Paul Walter

Personal information
- Full name: Paul Ian Walter
- Born: 28 May 1994 (age 32) Billericay, Essex, England
- Nickname: Tall Paul
- Height: 201 cm (6 ft 7 in)
- Batting: Left-handed
- Bowling: Left-arm medium-fast
- Role: All rounder

Domestic team information
- 2016–present: Essex (squad no. 22)
- 2022–2024, 2026–present: Manchester Originals
- 2023/24–2024/25: Brisbane Heat
- 2024: Peshawar Zalmi
- 2025: Welsh Fire
- First-class debut: 13 August 2016 Essex v Derbyshire
- List A debut: 10 May 2017 Essex v Sussex

Career statistics
| Competition | FC | LA | T20 |
| Matches | 79 | 17 | 192 |
| Runs scored | 3,884 | 298 | 3,075 |
| Batting average | 35.63 | 27.09 | 22.12 |
| 100s/50s | 7/17 | 0/1 | 0/14 |
| Top score | 158 | 50 | 80 |
| Balls bowled | 2,068 | 386 | 2,097 |
| Wickets | 31 | 14 | 118 |
| Bowling average | 39.80 | 32.92 | 27.62 |
| 5 wickets in innings | 0 | 0 | 0 |
| 10 wickets in match | 0 | 0 | 0 |
| Best bowling | 3/20 | 4/37 | 3/20 |
| Catches/stumpings | 50/– | 8/– | 94/– |
- Source: CricketArchive, 27 September 2026

= Paul Walter =

English cricketer

Paul Ian Walter (born 28 May 1994) is an English cricketer who plays for Essex County Cricket Club. He is a left-handed all-rounder who bowls left-arm medium-fast. He made his Twenty20 debut for Essex, on 24 June 2016, against Hampshire. He made his List A debut for Essex in the 2017 Royal London One-Day Cup on 10 May 2017.

Originally taking his place in the Essex team mostly as bowler, and batting at number 10 on his first-class debut, Walter later was picked as a number three batsman and even as an opener in limited-overs cricket. In the 2021 season he found a regular place in the middle-order for Essex in the County Championship, being notable for his consistency. He maintains an average of around 40. On the other hand his bowling was rarely used.

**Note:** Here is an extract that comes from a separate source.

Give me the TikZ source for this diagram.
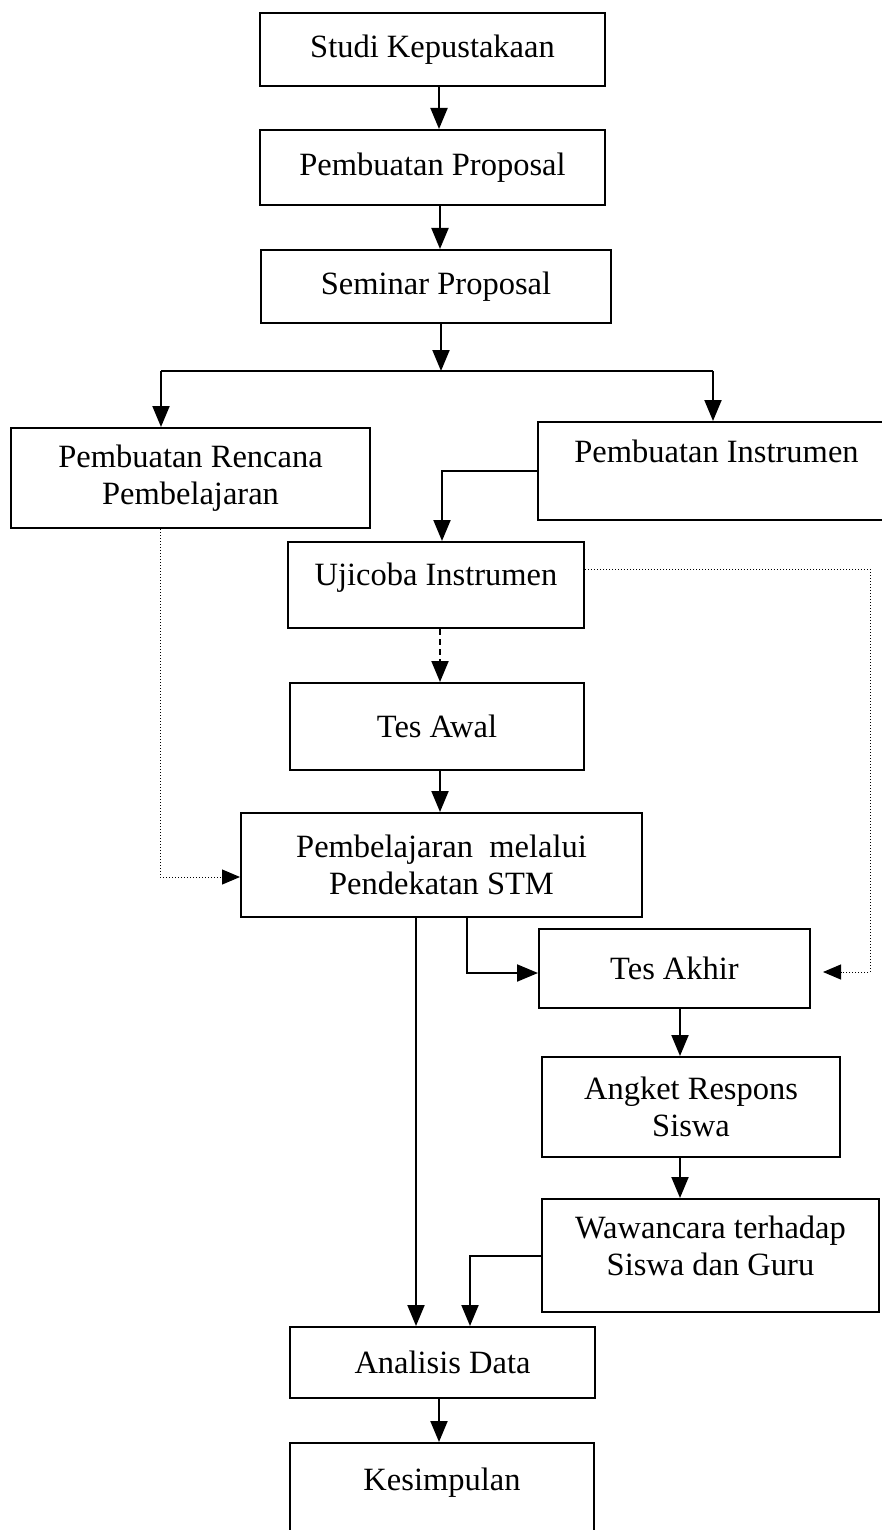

He started the 2022 season in the second XI with new signing Matt Critchley taking his spot in the middle order. Returning to the first team after injury to Dan Lawrence, he made 93 against Northants to help save the match and secure his place in the side. In May 2022, in the 2022 County Championship, Walter scored his maiden century in first-class cricket, with 141 against Yorkshire.

Walter signed with the Brisbane Heat for BBL13, where he quickly became a cult hero, making key contributions with bat and ball in a number of games, notably winning the Player of the Match Award in wins against the Melbourne Renegades and Sydney Sixers.

Walter played in the final against the Sixers, as the Heat took out the title for the first time since BBL02, becoming only the third team to win the title on multiple occasions, after the Sixers and Perth Scorchers.

Walter took 17 wickets in his 11 matches, with only his teammates Xavier Bartlett (20) and Spencer Johnson (19) having taken more wickets in the tournament.

Walter's return to Brisbane for BBL14 was less successful, having been dropped after making five appearances, taking just two wickets and going at an economy rate of greater than 10 runs per over.

During the eliminator of the 2026 Men's 100, Walter recorded his highest score in the 100 ball format, hitting 80 runs in 46 balls, with 3 fours and 8 sixes for the Manchester Super Giants against the Sunrisers Leeds.